::: DATASET EXCERPTS
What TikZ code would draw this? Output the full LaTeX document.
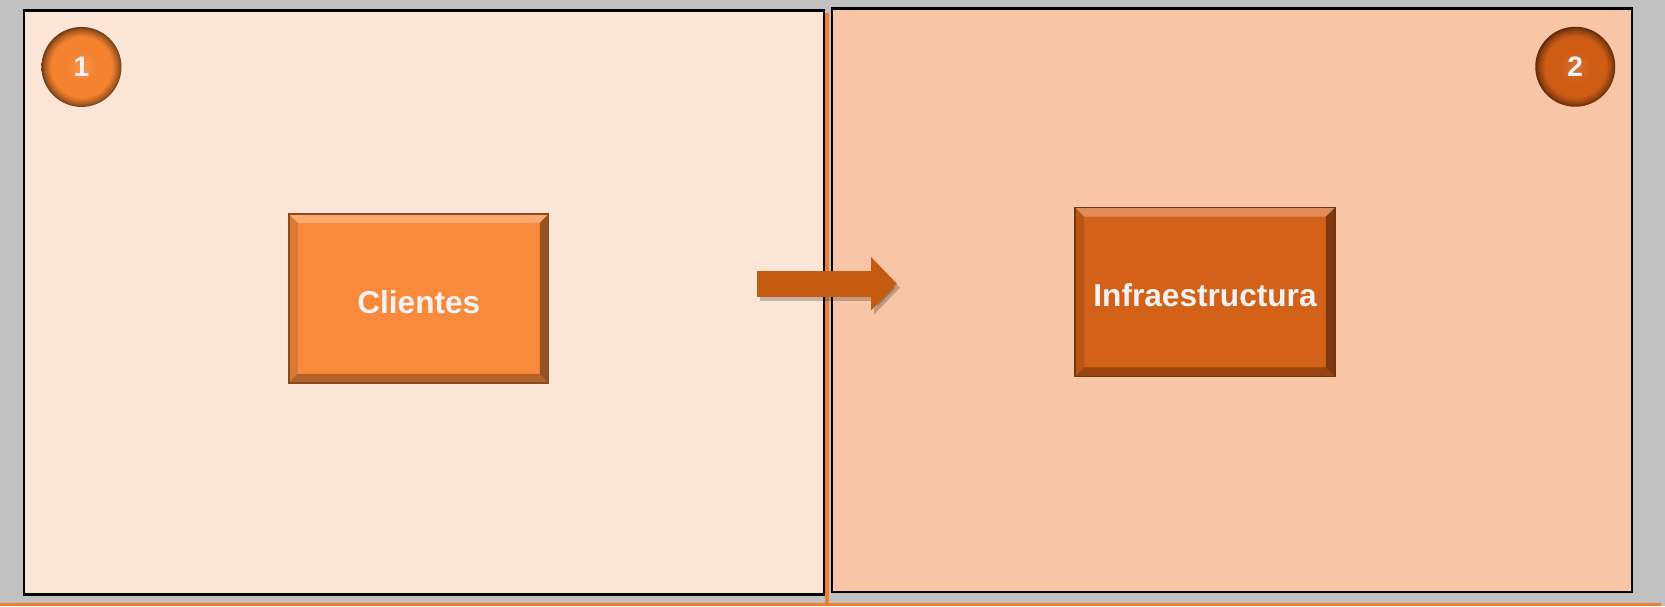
\documentclass[tikz,border=0pt]{standalone}
\usepackage{fontspec}
\setmainfont{Liberation Sans}
\usetikzlibrary{arrows.meta, positioning, calc}
\definecolor{slidegray}{HTML}{C0C0C0}
\definecolor{lineorange}{HTML}{ED7D31}
\definecolor{leftpeach}{HTML}{FBE5D6}
\definecolor{rightpeach}{HTML}{F8C6A6}
\definecolor{clientorange}{HTML}{F98A3B}
\definecolor{infraorange}{HTML}{D36118}
\definecolor{badgeone}{HTML}{F4822F}
\definecolor{badgetwo}{HTML}{CF5C15}
\definecolor{arrowbrown}{HTML}{C55A11}
\definecolor{labelwhite}{HTML}{F2F2F2}
\def\labelfont{\fontsize{18}{21}\selectfont\bfseries}
\def\badgefont{\fontsize{16}{19}\selectfont\bfseries}
% glossy discs
\pgfdeclareradialshading{orbone}{\pgfpoint{0bp}{0bp}}{color(0bp)=(badgeone!85!white); color(10bp)=(badgeone); color(19bp)=(badgeone); color(23bp)=(badgeone!70!black); color(25bp)=(badgeone!45!black); color(50bp)=(badgeone!45!black)}
\pgfdeclareradialshading{orbtwo}{\pgfpoint{0bp}{0bp}}{color(0bp)=(badgetwo!85!white); color(10bp)=(badgetwo); color(19bp)=(badgetwo); color(23bp)=(badgetwo!70!black); color(25bp)=(badgetwo!45!black); color(50bp)=(badgetwo!45!black)}
\tikzset{
	bevel/.style = {
		path picture = {
			\fill[white, opacity = .28] (path picture bounding box.north west) -- (path picture bounding box.north east) -- ([shift = {(-.18cm,-.18cm)}]path picture bounding box.north east) -- ([shift = {(.18cm,-.18cm)}]path picture bounding box.north west) -- cycle;
			\fill[black, opacity = .4] (path picture bounding box.north east) -- (path picture bounding box.south east) -- ([shift = {(-.18cm,.18cm)}]path picture bounding box.south east) -- ([shift = {(-.18cm,-.18cm)}]path picture bounding box.north east) -- cycle;
			\fill[black, opacity = .28] (path picture bounding box.south west) -- (path picture bounding box.south east) -- ([shift = {(-.18cm,.18cm)}]path picture bounding box.south east) -- ([shift = {(.18cm,.18cm)}]path picture bounding box.south west) -- cycle;
			\fill[black, opacity = .12] (path picture bounding box.north west) -- (path picture bounding box.south west) -- ([shift = {(.18cm,.18cm)}]path picture bounding box.south west) -- ([shift = {(.18cm,-.18cm)}]path picture bounding box.north west) -- cycle;
		}
	}
}

\begin{document}
\begin{tikzpicture}
	[
	x = 0.02cm, y = -0.02cm,
	panel/.style = {rectangle, draw, line width = 1.5pt, inner sep = 0cm, minimum width = 16cm, minimum height = 11.68cm},
	block/.style = {rectangle, fill = #1, draw = #1!55!black, line width = .8pt, bevel, text = labelwhite, font = \labelfont, text height = 16.8pt, text depth = 0pt, inner sep = 0cm, minimum width = 5.2cm, minimum height = 3.38cm},
	badge/.style = {circle, shading = #1, text = labelwhite, font = \badgefont, inner sep = 0cm, minimum size = 1.6cm},
	bigtip/.style = {line width = .52cm, -{Triangle[length = .52cm, width = 1.04cm]}}
	]
	
	% slide background and orange rules
	\fill[slidegray] (0,0) rectangle (1665,606);
	\useasboundingbox (0,0) rectangle (1665,606);
	\fill[lineorange] (0,603) rectangle (1661,606);
	\fill[lineorange] (825.3,13) rectangle (829.3,606);
	
	\node[panel, fill = leftpeach] (clientside) at (424,302.6) {};
	\node[panel, fill = rightpeach] (infraside) at (1232,300.2) {};
	
	\node[block = clientorange] (clientes) at (418.8,298.4) {Clientes};
	\node[block = infraorange] (infra) at (1205,292) {Infraestructura};
	
	\node[badge = orbone] (one) at ($(clientside.north west)+(58.7,57.6)$) {1};
	\node[badge = orbtwo] (two) at ($(infraside.north east)+(-58,59.8)$) {2};
	
	\coordinate (arrowtail) at (757,283.7);
	\coordinate (arrowhead) at (897,283.7);
	\draw[bigtip, black, opacity = .22] ([shift = {(3,4)}]arrowtail) -- ([shift = {(3,4)}]arrowhead);
	\draw[bigtip, arrowbrown] (arrowtail) -- (arrowhead);
\end{tikzpicture}
\end{document}
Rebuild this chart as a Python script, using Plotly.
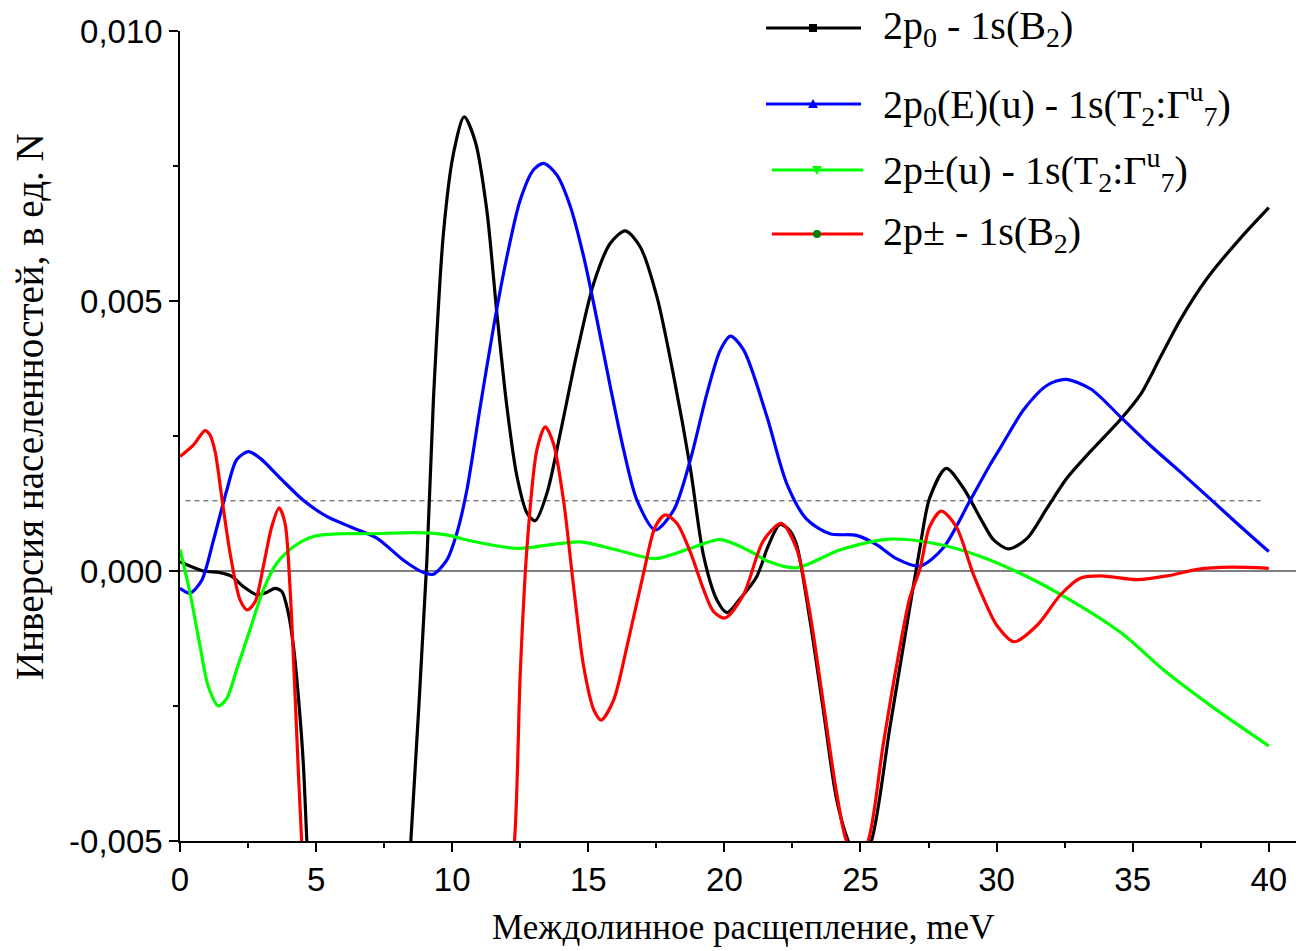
import plotly.graph_objects as go

# ---------------- data ----------------
black_x = [0.0, 0.85, 1.47, 1.9, 2.33, 2.82, 3.12, 3.49, 3.74, 3.98, 4.17, 4.35, 4.53, 4.66, 5.0, 5.5, 6.5, 7.5, 8.0, 8.48,
           9.07, 9.31, 9.68, 10.05, 10.44, 10.85, 11.27, 11.64, 12.01, 12.38, 12.75, 13.05, 13.48, 13.97, 14.58, 15.2,
           15.81, 16.36, 16.91, 17.52, 18.14, 18.75, 19.24, 19.73, 20.1, 20.6, 21.19, 21.6, 22.04, 22.4, 22.65, 23.14,
           23.63, 24.12, 24.55, 24.97, 25.4, 26.08, 26.69, 27.18, 27.54, 28.15, 28.76, 29.5, 29.9, 30.45, 31.13, 31.86,
           32.6, 33.46, 34.56, 35.29, 36.03, 36.76, 37.75, 38.97, 40.0]
black_y = [0.00017, 0.0, -0.00003, -0.0001, -0.00029, -0.00044, -0.00041, -0.00032, -0.00038, -0.00078, -0.0014, -0.00233,
           -0.00356, -0.005, -0.0085, -0.012, -0.015, -0.012, -0.0085, -0.005,
           0.0002, 0.00317, 0.00626, 0.00774, 0.00841, 0.00795, 0.00669, 0.00478, 0.00304, 0.00175, 0.00107, 0.00093,
           0.00144, 0.00255, 0.00403, 0.00533, 0.00607, 0.0063, 0.006, 0.00508, 0.0036, 0.0019, 0.00027, -0.00054,
           -0.00077, -0.0005, -0.0001, 0.00045, 0.00086, 0.00075, 0.00049, -0.0009, -0.00256, -0.00422, -0.005, -0.0054,
           -0.005, -0.0029, -0.00104, 0.00042, 0.00135, 0.0019, 0.00155, 0.00089, 0.00057, 0.00041, 0.00061, 0.00117,
           0.00173, 0.00222, 0.00281, 0.00327, 0.00397, 0.00466, 0.00543, 0.00617, 0.00673]

blue_x = [0.0, 0.37, 0.8, 1.23, 1.72, 2.08, 2.51, 2.94, 3.68, 4.53, 5.39, 6.25, 7.23, 8.21, 8.95, 9.3, 9.8, 10.17, 10.54,
          11.03, 11.52, 12.01, 12.5, 12.99, 13.36, 13.85, 14.34, 14.83, 15.32, 15.81, 16.3, 16.79, 17.46, 18.14, 18.75,
          19.36, 19.85, 20.22, 20.71, 21.55, 22.29, 23.02, 23.88, 24.85, 25.59, 26.32, 27.18, 28.03, 29.01, 29.74, 30.15,
          31.0, 31.86, 32.54, 33.46, 34.56, 35.66, 36.76, 37.99, 38.97, 40.0]
blue_y = [-0.00032, -0.00041, -0.00017, 0.00057, 0.0015, 0.00206, 0.00221, 0.00209, 0.00172, 0.00131, 0.00101, 0.00082,
          0.00061, 0.0002, -0.00003, -0.00006, 0.0002, 0.0007, 0.0015, 0.00304, 0.00452, 0.00582, 0.00687, 0.00743,
          0.00755, 0.00733, 0.00675, 0.00582, 0.00465, 0.00341, 0.00224, 0.00131, 0.00076, 0.00113, 0.00206, 0.00329,
          0.00409, 0.00435, 0.00409, 0.00288, 0.00162, 0.00096, 0.00069, 0.00066, 0.00049, 0.00023, 0.00009, 0.00042,
          0.00129, 0.00195, 0.00229, 0.00299, 0.00344, 0.00355, 0.00337, 0.00285, 0.00232, 0.00183, 0.00127, 0.00082,
          0.00036]

green_x = [0.0, 0.37, 0.74, 1.04, 1.41, 1.72, 2.08, 2.57, 3.06, 3.55, 4.17, 4.9, 5.88, 6.99, 8.7, 9.8, 10.66, 12.38, 13.5,
           14.71, 16.05, 17.46, 18.75, 19.85, 20.96, 21.6, 22.65, 24.24, 26.08, 27.91, 29.41, 30.64, 32.23, 34.56, 36.15,
           37.99, 40.0]
green_y = [0.0004, -0.00041, -0.0014, -0.00214, -0.0025, -0.00236, -0.00183, -0.00109, -0.00035, 0.00014, 0.00045,
           0.00064, 0.00069, 0.00069, 0.00071, 0.00067, 0.00056, 0.00042, 0.00048, 0.00054, 0.00039, 0.00023, 0.00042,
           0.00058, 0.00036, 0.00018, 0.00006, 0.00039, 0.00059, 0.00049, 0.00027, 0.00001, -0.0004, -0.00114, -0.00184,
           -0.00254, -0.00324]

red_x = [0.0, 0.49, 0.92, 1.1, 1.29, 1.53, 1.84, 2.21, 2.47, 2.76, 3.06, 3.37, 3.64, 3.86, 4.04, 4.23, 4.47, 5.0, 6.0, 8.0,
         10.0, 11.5, 12.29, 12.5, 12.75, 13.11, 13.42, 13.72, 14.09, 14.46, 14.83, 15.2, 15.47, 15.93, 16.42, 17.03,
         17.46, 17.83, 18.26, 18.75, 19.24, 19.6, 20.02, 20.7, 21.43, 22.1, 22.65, 23.14, 23.63, 24.12, 24.49, 24.9,
         25.28, 25.83, 26.32, 26.81, 27.18, 27.54, 27.97, 28.52, 29.13, 29.6, 30.0, 30.64, 31.5, 32.35, 33.09, 33.82,
         35.17, 36.27, 37.38, 38.6, 40.0]
red_y = [0.00212, 0.00233, 0.0026, 0.00252, 0.00221, 0.00138, 0.00033, -0.00054, -0.00072, -0.00057, 0.00008, 0.00082,
         0.00117, 0.00088, -0.00029, -0.00233, -0.005, -0.009, -0.014, -0.016, -0.014, -0.009, -0.005, -0.0019, 0.00045,
         0.00224, 0.00267, 0.00236, 0.00131, -0.00029, -0.00177, -0.00257, -0.00276, -0.00239, -0.0014, -0.00004,
         0.00082, 0.00104, 0.00088, 0.00035, -0.00035, -0.00075, -0.00087, -0.00044, 0.00056, 0.00088, 0.00042,
         -0.00077, -0.00243, -0.0041, -0.005, -0.0053, -0.005, -0.00323, -0.00177, -0.0005, 0.00003, 0.00082, 0.00111,
         0.00082, -0.00004, -0.0006, -0.001, -0.00131, -0.001, -0.00044, -0.00013, -0.00009, -0.00016, -0.00009,
         0.00003, 0.00007, 0.00005]

threshold_level = 0.0013
threshold_x = [0.2, 39.7]
zero_x = [0.0, 41.0]

x_tickvals = [0, 5, 10, 15, 20, 25, 30, 35, 40]
x_ticktext = ["0", "5", "10", "15", "20", "25", "30", "35", "40"]
y_tickvals = [-0.005, 0.0, 0.005, 0.010]
y_ticktext = ["-0,005", "0,000", "0,005", "0,010"]

series_names = [
    "2p<sub>0</sub> - 1s(B<sub>2</sub>)",
    "2p<sub>0</sub>(E)(u) - 1s(T<sub>2</sub>:Γ<sup>u</sup><sub>7</sub>)",
    "2p±(u) - 1s(T<sub>2</sub>:Γ<sup>u</sup><sub>7</sub>)",
    "2p± - 1s(B<sub>2</sub>)",
]
series_colors = ["#000000", "#0000FF", "#00FF00", "#FF0000"]
marker_colors = ["#000000", "#0000FF", "#00FF00", "#007F00"]

x_title = "Междолинное расщепление, meV"
y_title = "Инверсия населенностей, в ед. N"

# ---------------- figure ----------------
fig = go.Figure()

# reference lines
fig.add_trace(go.Scatter(x=zero_x, y=[0, 0], mode="lines", line=dict(color="black", width=1.2),
                         showlegend=False, hoverinfo="skip"))
fig.add_trace(go.Scatter(x=threshold_x, y=[threshold_level, threshold_level], mode="lines",
                         line=dict(color="#444444", width=1, dash="5px,4px"), showlegend=False, hoverinfo="skip"))

for xs, ys, name, col in zip([black_x, blue_x, green_x, red_x], [black_y, blue_y, green_y, red_y],
                             series_names, series_colors):
    fig.add_trace(go.Scatter(x=xs, y=ys, mode="lines", name=name,
                             line=dict(color=col, width=3.2, shape="spline", smoothing=0.8),
                             showlegend=False))

# ---------------- layout ----------------
L, R, T, B = 180, 1296, 31, 841
W, H = 1299, 951

def px2x(px):
    return (px - L) / (R - L)

def py2y(py):
    return (B - py) / (B - T)

fig.update_layout(
    width=W, height=H,
    margin=dict(l=L, r=W - R, t=T, b=H - B, autoexpand=False),
    plot_bgcolor="white", paper_bgcolor="white",
    showlegend=False,
    font=dict(family="Liberation Sans, Arial", size=33, color="black"),
)

fig.update_xaxes(
    range=[0, 41], showgrid=False, zeroline=False,
    showline=True, linecolor="black", linewidth=1.5,
    ticks="outside", ticklen=9, tickwidth=1.5, tickcolor="black",
    tickvals=x_tickvals, ticktext=x_ticktext,
    tickfont=dict(family="Liberation Sans, Arial", size=33, color="black"),
    minor=dict(ticks="outside", ticklen=5, tickwidth=1.5, tickcolor="black", dtick=2.5, tick0=0, showgrid=False),
)
fig.update_yaxes(
    range=[-0.005, 0.010], showgrid=False, zeroline=False,
    showline=True, linecolor="black", linewidth=1.5,
    ticks="outside", ticklen=9, tickwidth=1.5, tickcolor="black",
    tickvals=y_tickvals, ticktext=y_ticktext,
    tickfont=dict(family="Liberation Sans, Arial", size=33, color="black"),
    minor=dict(ticks="outside", ticklen=5, tickwidth=1.5, tickcolor="black", dtick=0.0025, tick0=0, showgrid=False),
)

annotations = []
shapes = []

# axis titles
annotations.append(dict(text=x_title, xref="paper", yref="paper", x=px2x(743), y=py2y(949),
                        xanchor="center", yanchor="bottom", showarrow=False,
                        font=dict(family="Liberation Serif, Times New Roman", size=35, color="black")))
annotations.append(dict(text=y_title, xref="paper", yref="paper", x=px2x(30), y=py2y(407),
                        xanchor="center", yanchor="middle", showarrow=False, textangle=-90,
                        font=dict(family="Liberation Serif, Times New Roman", size=39, color="black")))

# custom legend
rows = [28, 104, 170, 234]
line_spans = [(766, 861), (766, 861), (772, 863), (772, 863)]
marker_cx = [813, 813, 817, 817]
symbols = ["square", "triangle-up", "triangle-down", "circle"]
for i in range(4):
    yy = py2y(rows[i])
    x0, x1 = line_spans[i]
    shapes.append(dict(type="line", xref="paper", yref="paper", x0=px2x(x0), x1=px2x(x1), y0=yy, y1=yy,
                       line=dict(color=series_colors[i], width=3)))
    cx, cy = marker_cx[i], rows[i]
    mc = marker_colors[i]
    s = 4
    if symbols[i] == "square":
        shapes.append(dict(type="rect", xref="paper", yref="paper", x0=px2x(cx - s), x1=px2x(cx + s),
                           y0=py2y(cy + s), y1=py2y(cy - s), fillcolor=mc, line=dict(width=0)))
    elif symbols[i] == "circle":
        shapes.append(dict(type="circle", xref="paper", yref="paper", x0=px2x(cx - s), x1=px2x(cx + s),
                           y0=py2y(cy + s), y1=py2y(cy - s), fillcolor=mc, line=dict(width=0)))
    elif symbols[i] == "triangle-up":
        path = "M {} {} L {} {} L {} {} Z".format(px2x(cx - 5), py2y(cy + 4), px2x(cx + 5), py2y(cy + 4),
                                                  px2x(cx), py2y(cy - 5))
        shapes.append(dict(type="path", xref="paper", yref="paper", path=path, fillcolor=mc, line=dict(width=0)))
    else:
        path = "M {} {} L {} {} L {} {} Z".format(px2x(cx - 5), py2y(cy - 4), px2x(cx + 5), py2y(cy - 4),
                                                  px2x(cx), py2y(cy + 5))
        shapes.append(dict(type="path", xref="paper", yref="paper", path=path, fillcolor=mc, line=dict(width=0)))
    annotations.append(dict(text=series_names[i], xref="paper", yref="paper", x=px2x(881), y=yy,
                            xanchor="left", yanchor="middle", showarrow=False,
                            font=dict(family="Liberation Serif, Times New Roman", size=40, color="black")))

fig.update_layout(annotations=annotations, shapes=shapes)

fig.write_html("out.html")
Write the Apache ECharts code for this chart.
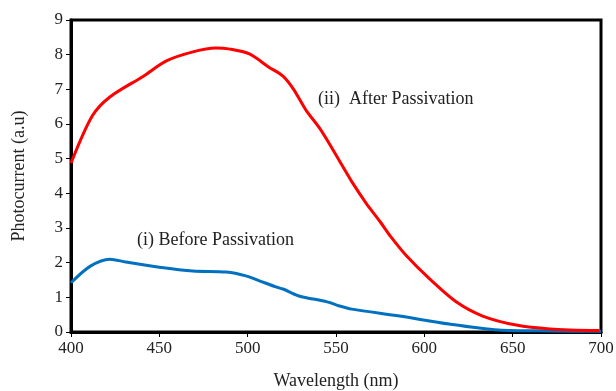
<!DOCTYPE html>
<html>
<head>
<meta charset="utf-8">
<script src="https://cdn.jsdelivr.net/npm/echarts@6/dist/echarts.min.js"></script>
<style>
  html, body { margin: 0; padding: 0; background: #fff; }
  #chart { width: 616px; height: 391px; }
</style>
</head>
<body>
<div id="chart"></div>
<script>
// wavelength (nm) and photocurrent
let afterWl = [400, 412, 422, 441, 454, 469, 482, 490, 501, 512, 520, 526, 533, 541, 548, 554, 559, 567, 575, 581, 590, 603, 618, 633, 652, 671, 699];
let afterVal = [4.87, 6.23, 6.78, 7.38, 7.82, 8.08, 8.19, 8.16, 8.02, 7.64, 7.38, 7.0, 6.4, 5.86, 5.28, 4.76, 4.33, 3.72, 3.18, 2.75, 2.19, 1.53, 0.87, 0.46, 0.2, 0.09, 0.04];
let beforeWl = [400, 411, 422, 431, 450, 469, 488, 499, 507, 516, 520, 529, 545, 552, 559, 586, 614, 642, 671, 700];
let beforeVal = [1.42, 1.9, 2.1, 2.02, 1.87, 1.76, 1.73, 1.62, 1.47, 1.3, 1.24, 1.04, 0.87, 0.75, 0.66, 0.46, 0.23, 0.06, 0.03, 0.02];

let xLabel = 'Wavelength (nm)';
let yLabel = 'Photocurrent (a.u)';
let afterName = '(ii)  After Passivation';
let beforeName = '(i) Before Passivation';

function pairs(xs, ys) {
  return xs.map(function (x, i) { return [x, ys[i]]; });
}

let font = 'Liberation Serif';
let mychart = echarts.init(document.getElementById('chart'));
mychart.setOption({
  animation: false,
  grid: {
    left: 71, right: 15, top: 20, bottom: 59,
    containLabel: false,
    outerBoundsMode: 'none',
    show: true, borderColor: '#000', borderWidth: 3
  },
  xAxis: {
    type: 'value',
    min: 400, max: 700, interval: 50,
    name: xLabel,
    nameLocation: 'middle',
    nameGap: 40,
    nameTextStyle: { fontFamily: font, fontSize: 18, color: '#222' },
    axisLine: { lineStyle: { color: '#000', width: 3 } },
    axisTick: { show: true, length: 5, lineStyle: { color: '#000' } },
    axisLabel: { fontFamily: font, fontSize: 17, color: '#222', margin: 8 },
    splitLine: { show: false }
  },
  yAxis: {
    type: 'value',
    min: 0, max: 9, interval: 1,
    name: yLabel,
    nameLocation: 'middle',
    nameGap: 43,
    nameTextStyle: { fontFamily: font, fontSize: 18, color: '#222' },
    axisLine: { show: true, lineStyle: { color: '#000', width: 3 } },
    axisTick: { show: true, length: 5, lineStyle: { color: '#000' } },
    axisLabel: { fontFamily: font, fontSize: 17, color: '#222', margin: 8 },
    splitLine: { show: false }
  },
  series: [
    {
      name: afterName,
      type: 'line',
      data: pairs(afterWl, afterVal),
      smooth: 0.3,
      showSymbol: false,
      lineStyle: { color: '#ff0000', width: 3 },
      z: 3
    },
    {
      name: beforeName,
      type: 'line',
      data: pairs(beforeWl, beforeVal),
      smooth: 0.3,
      showSymbol: false,
      lineStyle: { color: '#0070c0', width: 3 },
      z: 2
    }
  ],
  graphic: [
    {
      type: 'text', left: 318, top: 90,
      style: { text: afterName, font: '18px "Liberation Serif"', fill: '#222' }
    },
    {
      type: 'text', left: 137, top: 231,
      style: { text: beforeName, font: '18px "Liberation Serif"', fill: '#222' }
    }
  ]
});
</script>
</body>
</html>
::::::
EXERCISE - Reproduce exactly, and only, the lines from the one containing "Rebuild this chart" through the one containing "import plotly.graph_objects as go", including both; leave out any pictures.

THE ANSWER -
Rebuild this chart as a Python script, using Plotly.
import plotly.graph_objects as go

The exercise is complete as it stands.